Just One Evil Act
- First UK edition
- Author: Elizabeth George
- Series: Inspector Lynley
- Genre: Crime novel
- Publisher: Dutton (US) Hodder & Stoughton (UK)
- Publication date: 2013
- Publication place: United States
- Media type: Print (hardcover, paperback)
- ISBN: 9781444706000 (first)
- Preceded by: Believing The Lie
- Followed by: A Banquet of Consequences

= Just One Evil Act =

2013 novel by Elizabeth George

Just One Evil Act is a crime novel by Elizabeth George. It is the 18th book in the author's Inspector Lynley series, and once again features the character of Detective Barbara Havers.

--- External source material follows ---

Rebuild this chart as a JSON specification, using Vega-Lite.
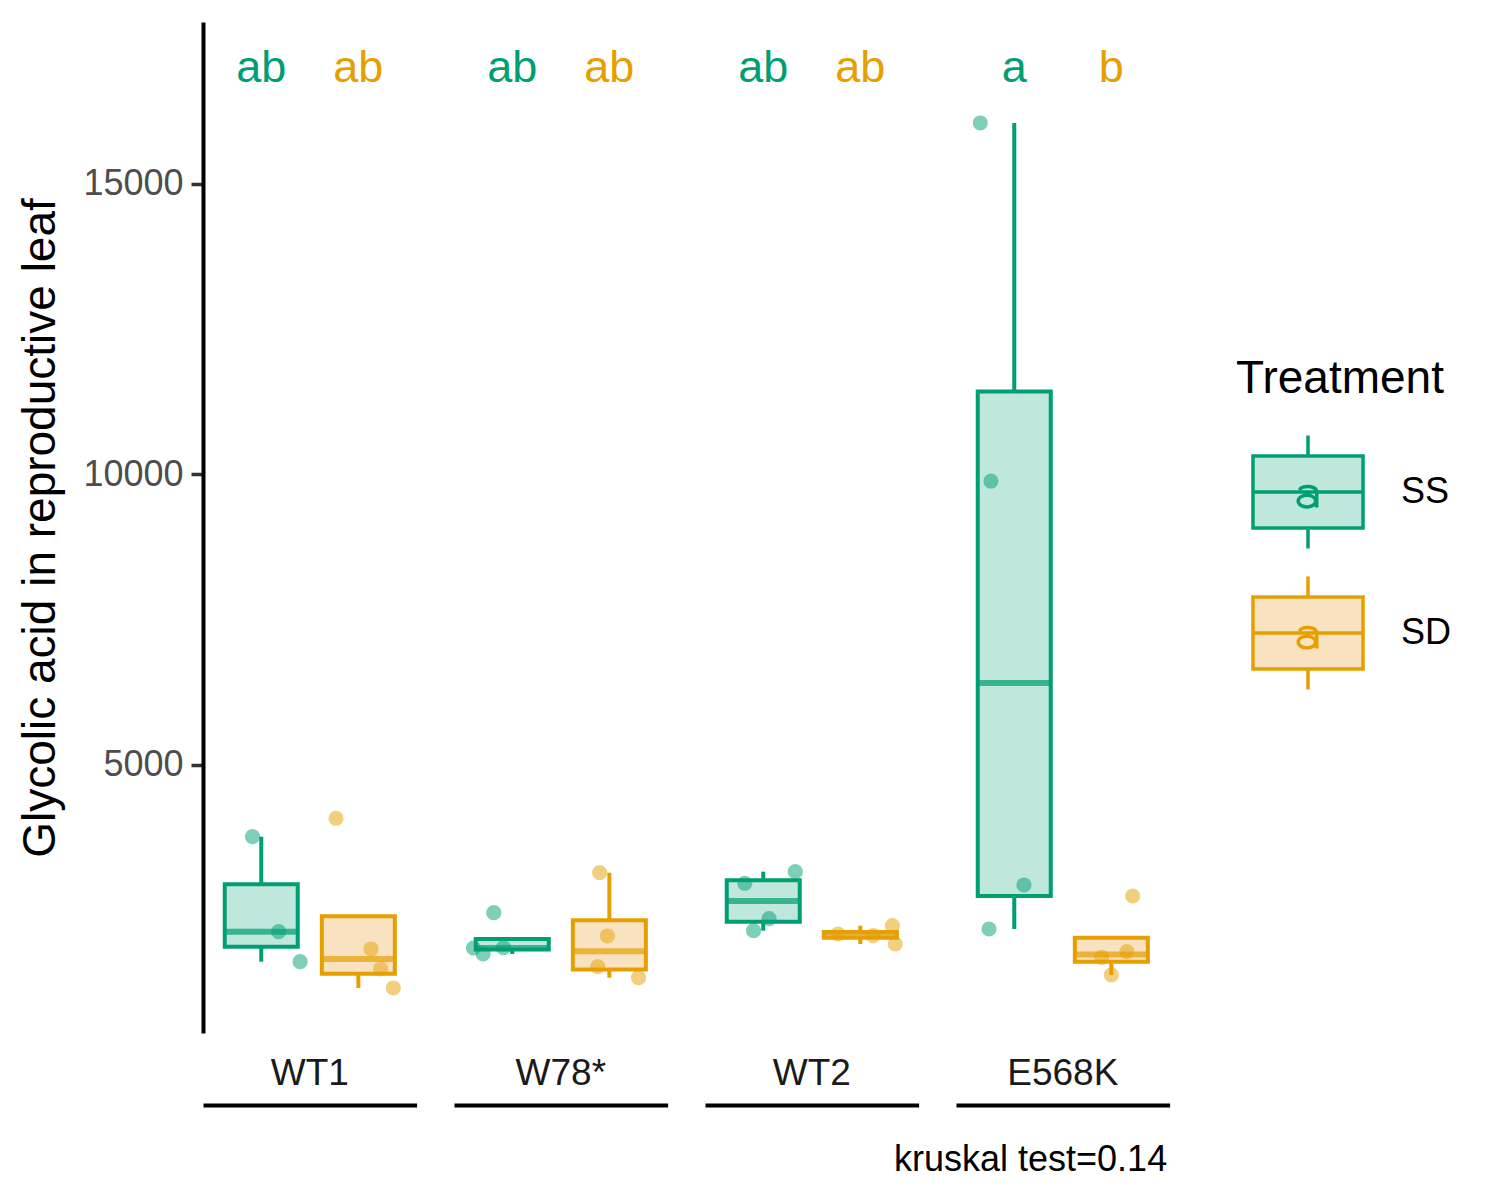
{
  "$schema": "https://vega.github.io/schema/vega-lite/v6.json",
  "padding": {"left": 17, "top": 22, "right": 5, "bottom": 5},
  "background": "white",
  "data": {
    "values": [
      {"Genotype": "WT1", "Treatment": "SS", "kind": "box", "lower": 1615, "q1": 1873, "median": 2131, "q3": 2948, "upper": 3766, "letter": "ab"},
      {"Genotype": "WT1", "Treatment": "SD", "kind": "box", "lower": 1162, "q1": 1407, "median": 1661, "q3": 2395, "upper": 2395, "letter": "ab"},
      {"Genotype": "W78*", "Treatment": "SS", "kind": "box", "lower": 1747, "q1": 1824, "median": 1852, "q3": 2006, "upper": 2006, "letter": "ab"},
      {"Genotype": "W78*", "Treatment": "SD", "kind": "box", "lower": 1339, "q1": 1481, "median": 1793, "q3": 2329, "upper": 3146, "letter": "ab"},
      {"Genotype": "WT2", "Treatment": "SS", "kind": "box", "lower": 2148, "q1": 2303, "median": 2660, "q3": 3014, "upper": 3164, "letter": "ab"},
      {"Genotype": "WT2", "Treatment": "SD", "kind": "box", "lower": 1919, "q1": 2026, "median": 2077, "q3": 2127, "upper": 2234, "letter": "ab"},
      {"Genotype": "E568K", "Treatment": "SS", "kind": "box", "lower": 2177, "q1": 2745, "median": 6411, "q3": 11428, "upper": 16050, "letter": "a"},
      {"Genotype": "E568K", "Treatment": "SD", "kind": "box", "lower": 1386, "q1": 1614, "median": 1738, "q3": 2026, "upper": 2026, "letter": "b"},
      {"Genotype": "WT1", "Treatment": "SS", "kind": "point", "value": 3766, "jitter": -0.09},
      {"Genotype": "WT1", "Treatment": "SS", "kind": "point", "value": 2131, "jitter": 0.18},
      {"Genotype": "WT1", "Treatment": "SS", "kind": "point", "value": 1615, "jitter": 0.40},
      {"Genotype": "WT1", "Treatment": "SD", "kind": "point", "value": 4083, "jitter": -0.23},
      {"Genotype": "WT1", "Treatment": "SD", "kind": "point", "value": 1833, "jitter": 0.13},
      {"Genotype": "WT1", "Treatment": "SD", "kind": "point", "value": 1489, "jitter": 0.23},
      {"Genotype": "WT1", "Treatment": "SD", "kind": "point", "value": 1162, "jitter": 0.36},
      {"Genotype": "W78*", "Treatment": "SS", "kind": "point", "value": 1850, "jitter": -0.40},
      {"Genotype": "W78*", "Treatment": "SS", "kind": "point", "value": 1747, "jitter": -0.30},
      {"Genotype": "W78*", "Treatment": "SS", "kind": "point", "value": 1855, "jitter": -0.09},
      {"Genotype": "W78*", "Treatment": "SS", "kind": "point", "value": 2458, "jitter": -0.19},
      {"Genotype": "W78*", "Treatment": "SD", "kind": "point", "value": 3146, "jitter": -0.10},
      {"Genotype": "W78*", "Treatment": "SD", "kind": "point", "value": 2057, "jitter": -0.02},
      {"Genotype": "W78*", "Treatment": "SD", "kind": "point", "value": 1529, "jitter": -0.12},
      {"Genotype": "W78*", "Treatment": "SD", "kind": "point", "value": 1339, "jitter": 0.30},
      {"Genotype": "WT2", "Treatment": "SS", "kind": "point", "value": 2964, "jitter": -0.19},
      {"Genotype": "WT2", "Treatment": "SS", "kind": "point", "value": 3164, "jitter": 0.33},
      {"Genotype": "WT2", "Treatment": "SS", "kind": "point", "value": 2355, "jitter": 0.06},
      {"Genotype": "WT2", "Treatment": "SS", "kind": "point", "value": 2148, "jitter": -0.10},
      {"Genotype": "WT2", "Treatment": "SD", "kind": "point", "value": 2091, "jitter": -0.23},
      {"Genotype": "WT2", "Treatment": "SD", "kind": "point", "value": 2062, "jitter": 0.13},
      {"Genotype": "WT2", "Treatment": "SD", "kind": "point", "value": 2234, "jitter": 0.33},
      {"Genotype": "WT2", "Treatment": "SD", "kind": "point", "value": 1919, "jitter": 0.36},
      {"Genotype": "E568K", "Treatment": "SS", "kind": "point", "value": 16050, "jitter": -0.35},
      {"Genotype": "E568K", "Treatment": "SS", "kind": "point", "value": 9887, "jitter": -0.24},
      {"Genotype": "E568K", "Treatment": "SS", "kind": "point", "value": 2935, "jitter": 0.10},
      {"Genotype": "E568K", "Treatment": "SS", "kind": "point", "value": 2177, "jitter": -0.26},
      {"Genotype": "E568K", "Treatment": "SD", "kind": "point", "value": 2745, "jitter": 0.22},
      {"Genotype": "E568K", "Treatment": "SD", "kind": "point", "value": 1690, "jitter": -0.10},
      {"Genotype": "E568K", "Treatment": "SD", "kind": "point", "value": 1787, "jitter": 0.16},
      {"Genotype": "E568K", "Treatment": "SD", "kind": "point", "value": 1386, "jitter": 0.00}
    ]
  },
  "title": {
    "text": "kruskal test=0.14",
    "orient": "bottom",
    "anchor": "start",
    "frame": "group",
    "dx": 691,
    "fontSize": 36,
    "fontWeight": "normal",
    "color": "black",
    "offset": 38
  },
  "facet": {
    "column": {
      "field": "Genotype",
      "type": "nominal",
      "sort": ["WT1", "W78*", "WT2", "E568K"],
      "header": {
        "title": null,
        "labelOrient": "bottom",
        "labelFontSize": 37,
        "labelColor": "#1A1A1A",
        "labelPadding": -49
      }
    }
  },
  "spacing": 37,
  "spec": {
    "width": 213.6,
    "height": 1011,
    "encoding": {
      "x": {
        "field": "Treatment",
        "type": "nominal",
        "scale": {"domain": ["SS", "SD"], "paddingInner": 0, "paddingOuter": 0.1},
        "axis": {"labels": false, "ticks": false, "title": null, "domainWidth": 4, "domainColor": "black", "offset": 72}
      }
    },
    "layer": [
      {
        "transform": [{"filter": "datum.kind === 'box'"}],
        "mark": {"type": "rule", "strokeWidth": 4},
        "encoding": {
          "y": {"field": "lower", "type": "quantitative", "title": "Glycolic acid in reproductive leaf",
            "scale": {"domain": [387, 17788], "nice": false, "zero": false},
            "axis": {"values": [5000, 10000, 15000], "format": "d", "grid": false, "domainColor": "black", "domainWidth": 4, "tickColor": "#333333", "tickWidth": 3.5, "tickSize": 12, "labelFontSize": 36, "labelColor": "#4D4D4D", "labelPadding": 8, "titleFontSize": 46, "titleFontWeight": "normal", "titleColor": "black", "titlePadding": 18}},
          "y2": {"field": "upper"},
          "stroke": {"field": "Treatment", "type": "nominal", "scale": {"domain": ["SS", "SD"], "range": ["#009E73", "#E69F00"]}}
        }
      },
      {
        "transform": [{"filter": "datum.kind === 'box'"}],
        "mark": {"type": "bar", "width": 73, "strokeWidth": 4},
        "encoding": {
          "y": {"field": "q1", "type": "quantitative", "title": "Glycolic acid in reproductive leaf"},
          "y2": {"field": "q3"},
          "fill": {"field": "Treatment", "type": "nominal", "scale": {"domain": ["SS", "SD"], "range": ["#BFE7DC", "#F9E2BF"]}},
          "stroke": {"field": "Treatment", "type": "nominal"}
        }
      },
      {
        "transform": [{"filter": "datum.kind === 'box'"}],
        "mark": {"type": "tick", "thickness": 6, "size": 73},
        "encoding": {
          "y": {"field": "median", "type": "quantitative", "title": "Glycolic acid in reproductive leaf"},
          "color": {"field": "Treatment", "type": "nominal", "scale": {"range": ["#E69F00", "#009E73"]}, "legend": null}
        }
      },
      {
        "transform": [{"filter": "datum.kind === 'point'"}],
        "mark": {"type": "circle", "size": 230, "opacity": 0.5},
        "encoding": {
          "xOffset": {"field": "jitter", "type": "quantitative", "scale": {"domain": [-0.5, 0.5]}},
          "y": {"field": "value", "type": "quantitative", "title": "Glycolic acid in reproductive leaf"},
          "color": {"field": "Treatment", "type": "nominal", "legend": null}
        }
      },
      {
        "transform": [{"filter": "datum.kind === 'box'"}],
        "mark": {"type": "text", "fontSize": 45, "baseline": "middle"},
        "encoding": {
          "y": {"datum": 17000},
          "text": {"field": "letter"},
          "color": {"field": "Treatment", "type": "nominal", "legend": null}
        }
      }
    ]
  },
  "config": {
    "font": "Liberation Sans",
    "view": {"stroke": null},
    "legend": {
      "orient": "none",
      "legendX": 1033,
      "legendY": 335,
      "titleFontSize": 46,
      "titleFontWeight": "normal",
      "titleColor": "black",
      "titleLimit": 400,
      "titlePadding": 17,
      "labelFontSize": 36,
      "labelColor": "black",
      "labelOffset": 21,
      "rowPadding": 5,
      "symbolType": "M-0.786,-0.514H0.786V0.514H-0.786Z M0,-0.807V-0.514 M0,0.514V0.807 M-0.786,0H0.786 M-0.12,-0.03C-0.1,-0.1 0.125,-0.1 0.125,0V0.22 M-0.14,0.13A0.125,0.085 0 1,1 0.11,0.13A0.125,0.085 0 1,1 -0.14,0.13",
      "symbolSize": 19600,
      "symbolStrokeWidth": 3.5
    }
  }
}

It also exists as an audiobook, narrated by Davina Porter.

== Plot ==
Just One Evil Act begins with the sudden disappearance of the nine-year-old daughter of Taymullah Azhar, a friend of Detective Havers. We learn that the child, Hadiyyah, has been apparently taken to Tuscany by her mother, Angelina, who no longer lives with Azhar.

Azhar is distraught, but because he and Angelina were not married, he has no legal claim over their daughter. However, when Angelina returns to London with the news that Hadiyyah is missing, suspicion falls on Azhar himself as the potential kidnapper.

Havers involves Inspector Lynley in the case, and defying orders not to get involved herself, follows him to Tuscany, where most of the action is set. Though the child is eventually discovered unharmed, her mother is then found murdered, and Azhar is once more a suspect. There follows a complicated series of twists and revelations, during which Havers attempts to manipulate the tabloid media in favour of her friend, while coming to terms with the possibility that Azhar may not be as innocent as she believes.

== Reception ==
Although it reached first place on the 2013 best sellers list of The New York Times, the book received mixed reviews, with reviewers commenting on its length, although Kirkus Reviews also said: "George is a master of the wily plot and the timely tossed out red herring."